= Collected material =
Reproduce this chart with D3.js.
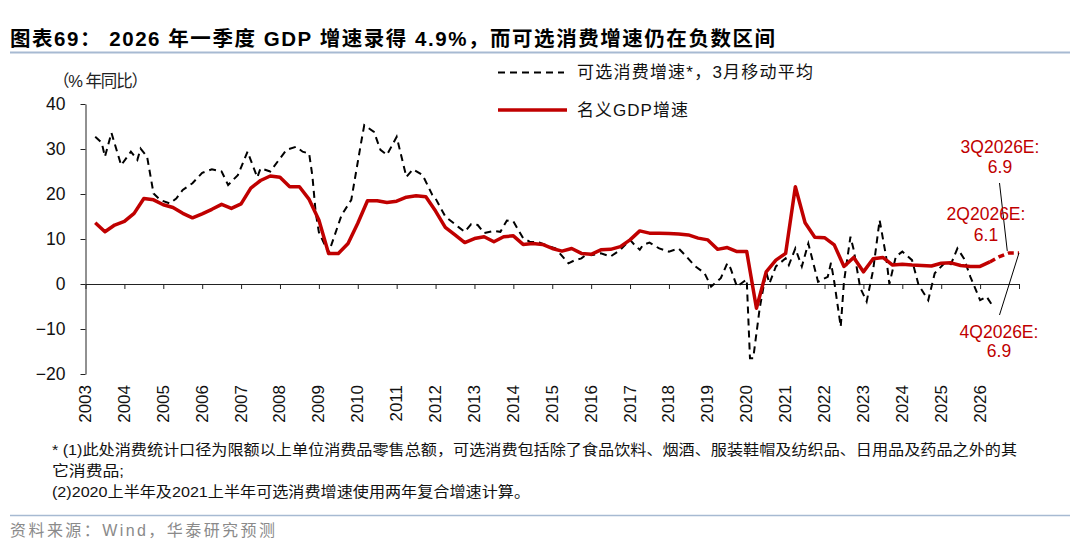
<html>
<script src="https://d3js.org/d3.v7.min.js"></script>
<style>
body { margin: 0; background: #fff; }
svg { font-family: "Liberation Sans", "Noto Sans CJK SC", sans-serif; }
</style>
<body>
<svg width="1080" height="549"></svg>
<script>
// year tick labels on the x axis
var yearLabels = ["2003","2004","2005","2006","2007","2008","2009","2010","2011","2012","2013","2014",
                  "2015","2016","2017","2018","2019","2020","2021","2022","2023","2024","2025","2026"];
var yTicks = [-20, -10, 0, 10, 20, 30, 40];

// nominal GDP yoy, quarterly from 2003Q1 (last three are estimates)
var gdpFirstYear = 2003;
var gdpValues = [
  13.6, 11.6, 13.1, 13.9,
  15.7, 19.0, 18.7, 17.6,
  17.0, 15.7, 14.7, 15.6,
  16.6, 17.7, 16.8, 17.8,
  21.3, 23.0, 24.0, 23.7,
  21.6, 21.6, 18.8, 14.2,
  6.8, 6.8, 9.0, 13.5,
  18.5, 18.5, 18.1, 18.4,
  19.3, 19.6, 19.4, 16.2,
  12.6, 10.9, 9.2, 10.1,
  10.5, 9.4, 10.5, 10.7,
  8.8, 9.0, 8.8, 7.9,
  7.3, 7.9, 6.8, 6.6,
  7.6, 7.7, 8.3, 9.8,
  11.8, 11.3, 11.3, 11.2,
  11.1, 10.9, 10.2, 9.8,
  7.7, 8.1, 7.2, 7.2,
  -5.4, 2.7, 5.3, 6.8,
  21.6, 13.6, 10.4, 10.3,
  8.7, 3.9, 5.9, 2.7,
  5.6, 5.9, 4.2, 4.4,
  4.2, 4.1, 4.0, 4.6,
  4.7, 4.1, 3.9, 3.9,
  4.9, 6.1, 6.9, 6.9
];
var gdpActualCount = 93; // through 1Q2026

// discretionary consumption growth, 3m moving avg (monthly, read at turning points)
var consMonths = [
  "2003-03","2003-05","2003-06","2003-08","2003-11","2004-02","2004-04","2004-05","2004-07","2004-09","2004-11",
  "2005-02","2005-04","2005-06","2005-09","2005-12","2006-03","2006-06","2006-08","2006-11",
  "2007-02","2007-05","2007-06","2007-09","2007-12","2008-02","2008-05","2008-07","2008-09","2008-10","2008-11","2008-12",
  "2009-03","2009-07","2009-10","2010-01","2010-02","2010-05","2010-07","2010-09","2010-12",
  "2011-03","2011-05","2011-08","2011-11","2011-12","2012-03","2012-07","2012-09","2012-11",
  "2013-01","2013-03","2013-06","2013-08","2013-10","2013-12","2014-03","2014-05","2014-08",
  "2015-01","2015-05","2015-07","2015-09","2015-11","2015-12","2016-03","2016-06","2016-09","2016-12",
  "2017-01","2017-03","2017-04","2017-06","2017-09","2017-12","2018-03","2018-05","2018-08","2018-11",
  "2019-01","2019-04","2019-06","2019-07","2019-09","2019-11","2019-12",
  "2020-01","2020-02","2020-04","2020-06","2020-07","2020-09","2020-12",
  "2021-01","2021-03","2021-05","2021-07","2021-10","2022-01","2022-02","2022-03","2022-05","2022-06","2022-08","2022-09","2022-11",
  "2023-01","2023-03","2023-05","2023-07","2023-08","2023-10","2023-12",
  "2024-03","2024-05","2024-08","2024-10","2025-01","2025-03","2025-05","2025-07","2025-09","2025-12",
  "2026-02","2026-04"
];
var consValues = [
  32.7, 31.4, 28.3, 33.6, 26.4, 29.4, 27.6, 30.1, 28.3, 20.1, 18.7,
  17.9, 19.0, 20.9, 22.4, 24.7, 25.5, 25.0, 22.0, 24.2,
  29.4, 23.7, 25.7, 25.0, 27.9, 29.8, 30.5, 29.4, 29.0, 24.0, 16.0, 11.5,
  6.9, 15.3, 18.7, 31.3, 35.3, 33.8, 29.8, 28.7, 32.7,
  23.8, 25.5, 24.2, 19.8, 19.0, 15.0, 12.7, 11.6, 13.3,
  13.1, 11.3, 11.8, 11.6, 14.1, 13.9, 10.2, 9.4, 9.2,
  7.9, 4.6, 5.3, 5.7, 6.8, 6.4, 6.8, 6.1, 7.6, 9.8,
  9.0, 7.6, 8.7, 9.2, 7.9, 7.2, 7.9, 6.4, 4.0, 2.4,
  -0.6, 1.3, 4.6, 3.5, -0.6, 0.5, 1.0,
  -16.5, -16.5, -5.4, 2.7, 0.1, 3.9, 5.7,
  4.2, 7.9, 3.9, 9.0, 0.5, 1.6, 4.7, 0.5, -9.5, 0.5, 10.5, 7.6, -0.8,
  -3.9, 3.1, 14.2, 6.1, 0.0, 6.1, 7.2,
  5.3, -0.2, -3.6, 2.4, 4.6, 4.4, 7.9, 5.7, 1.6, -3.6,
  -2.8, -5.0
];

var red = "#c00000";
var svg = d3.select("svg");

var x = d3.scaleLinear().domain([2003, 2027]).range([85.5, 1019]);
var y = d3.scaleLinear().domain([-20, 40]).range([374, 104]);

// title + rules
svg.append("text").attr("x", 10).attr("y", 46)
  .attr("font-size", 20.5).attr("font-weight", "bold").attr("fill", "#000")
  .attr("textLength", 765).attr("lengthAdjust", "spacing")
  .text("图表69：  2026 年一季度 GDP 增速录得 4.9%，而可选消费增速仍在负数区间");
svg.append("line").attr("x1", 10).attr("x2", 1070).attr("y1", 52.5).attr("y2", 52.5)
  .attr("stroke", "#a7bad2").attr("stroke-width", 2);
svg.append("line").attr("x1", 10).attr("x2", 1070).attr("y1", 515.5).attr("y2", 515.5)
  .attr("stroke", "#a7bad2").attr("stroke-width", 1.5);

svg.append("text").attr("x", 53).attr("y", 87).attr("font-size", 16.5).attr("fill", "#222")
  .attr("textLength", 95).attr("lengthAdjust", "spacing")
  .text("（% 年同比）");

// legend
svg.append("line").attr("x1", 498).attr("x2", 564).attr("y1", 72.5).attr("y2", 72.5)
  .attr("stroke", "#000").attr("stroke-width", 2).attr("stroke-dasharray", "7,5");
svg.append("text").attr("x", 577).attr("y", 78).attr("font-size", 17).attr("fill", "#111")
  .attr("textLength", 236).attr("lengthAdjust", "spacing")
  .text("可选消费增速*，3月移动平均");
svg.append("line").attr("x1", 498).attr("x2", 567).attr("y1", 110).attr("y2", 110)
  .attr("stroke", red).attr("stroke-width", 3.5);
svg.append("text").attr("x", 577).attr("y", 116).attr("font-size", 17).attr("fill", "#111")
  .attr("textLength", 111).attr("lengthAdjust", "spacing")
  .text("名义GDP增速");

// y axis
svg.append("g")
  .attr("transform", "translate(85.5,0)")
  .call(d3.axisLeft(y).tickValues(yTicks).tickSize(5).tickPadding(15).tickSizeOuter(0))
  .call(g => g.select(".domain").attr("stroke", "#222"))
  .call(g => g.selectAll(".tick line").attr("stroke", "#222"))
  .call(g => g.selectAll("text").attr("font-size", 17.5).attr("fill", "#111")
        .attr("font-family", "'Liberation Sans',sans-serif"));

// x axis on zero line, ticks each year, labels at the bottom
svg.append("g")
  .attr("transform", "translate(0," + y(0) + ")")
  .call(d3.axisBottom(x).tickValues(d3.range(2003, 2028)).tickSize(5).tickFormat("").tickSizeOuter(0))
  .call(g => g.select(".domain").attr("stroke", "#222"))
  .call(g => g.selectAll(".tick line").attr("stroke", "#222"));

svg.append("g").selectAll("text")
  .data(yearLabels).enter().append("text")
  .attr("transform", d => "translate(" + (x(+d) + 5.5) + ",385) rotate(-90)")
  .attr("text-anchor", "end")
  .attr("font-size", 17).attr("fill", "#111")
  .text(d => d);

// dashed consumption line
var cons = consMonths.map((m, i) => ({ t: +m.slice(0, 4) + (+m.slice(5, 7)) / 12, v: consValues[i] }));
var line = d3.line().x(d => x(d.t)).y(d => y(d.v));
svg.append("path").datum(cons)
  .attr("d", line).attr("fill", "none")
  .attr("stroke", "#000").attr("stroke-width", 2).attr("stroke-dasharray", "7,5");

// GDP line, solid for actual and dashed for estimates
var gdp = gdpValues.map((v, i) => ({ t: gdpFirstYear + Math.floor(i / 4) + ((i % 4) + 1) / 4, v: v }));
svg.append("path").datum(gdp.slice(0, gdpActualCount))
  .attr("d", line).attr("fill", "none")
  .attr("stroke", red).attr("stroke-width", 3.5).attr("stroke-linejoin", "round");
svg.append("path").datum(gdp.slice(gdpActualCount - 1))
  .attr("d", line).attr("fill", "none")
  .attr("stroke", red).attr("stroke-width", 3.5).attr("stroke-dasharray", "6,4");

// estimate annotations
var q2 = gdp[93], q3 = gdp[94], q4 = gdp[95];
svg.append("line").attr("x1", 999.5).attr("y1", 183).attr("x2", x(q3.t) - 2).attr("y2", y(q3.v) - 2)
  .attr("stroke", "#000").attr("stroke-width", 1);
svg.append("line").attr("x1", 999.5).attr("y1", 315).attr("x2", x(q4.t)).attr("y2", y(q4.v))
  .attr("stroke", "#000").attr("stroke-width", 1);

var notes = [
  { cx: 1000, y1: 153, y2: 173, label: "3Q2026E:", val: q3.v },
  { cx: 986, y1: 220, y2: 241, label: "2Q2026E:", val: q2.v },
  { cx: 999, y1: 338, y2: 357, label: "4Q2026E:", val: q4.v }
];
notes.forEach(n => {
  svg.append("text").attr("x", n.cx).attr("y", n.y1).attr("text-anchor", "middle")
    .attr("font-size", 17.5).attr("fill", red).text(n.label);
  svg.append("text").attr("x", n.cx).attr("y", n.y2).attr("text-anchor", "middle")
    .attr("font-size", 17.5).attr("fill", red).text(n.val.toFixed(1));
});

// footnotes and source
svg.append("text").attr("x", 52).attr("y", 455).attr("font-size", 14.5).attr("fill", "#111")
  .attr("textLength", 965).attr("lengthAdjust", "spacingAndGlyphs")
  .text("* (1)此处消费统计口径为限额以上单位消费品零售总额，可选消费包括除了食品饮料、烟酒、服装鞋帽及纺织品、日用品及药品之外的其");
svg.append("text").attr("x", 52).attr("y", 476).attr("font-size", 14.5).attr("fill", "#111")
  .attr("textLength", 72).attr("lengthAdjust", "spacingAndGlyphs")
  .text("它消费品;");
svg.append("text").attr("x", 52).attr("y", 497).attr("font-size", 14.5).attr("fill", "#111")
  .attr("textLength", 478).attr("lengthAdjust", "spacingAndGlyphs")
  .text("(2)2020上半年及2021上半年可选消费增速使用两年复合增速计算。");
svg.append("text").attr("x", 10).attr("y", 536).attr("font-size", 16).attr("fill", "#8a8a8a")
  .attr("textLength", 265).attr("lengthAdjust", "spacing")
  .text("资料来源：Wind，华泰研究预测");
</script>
</body>
</html>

= What needs to be done =
Starting at the top of the listing above, please restate word for word each line up to and including the one that holds "var yTicks = [-20, -10, 0, 10, 20, 30, 40];", omitting every image.

= Solution for this problem =
Reproduce this chart with D3.js.
<html>
<script src="https://d3js.org/d3.v7.min.js"></script>
<style>
body { margin: 0; background: #fff; }
svg { font-family: "Liberation Sans", "Noto Sans CJK SC", sans-serif; }
</style>
<body>
<svg width="1080" height="549"></svg>
<script>
// year tick labels on the x axis
var yearLabels = ["2003","2004","2005","2006","2007","2008","2009","2010","2011","2012","2013","2014",
                  "2015","2016","2017","2018","2019","2020","2021","2022","2023","2024","2025","2026"];
var yTicks = [-20, -10, 0, 10, 20, 30, 40];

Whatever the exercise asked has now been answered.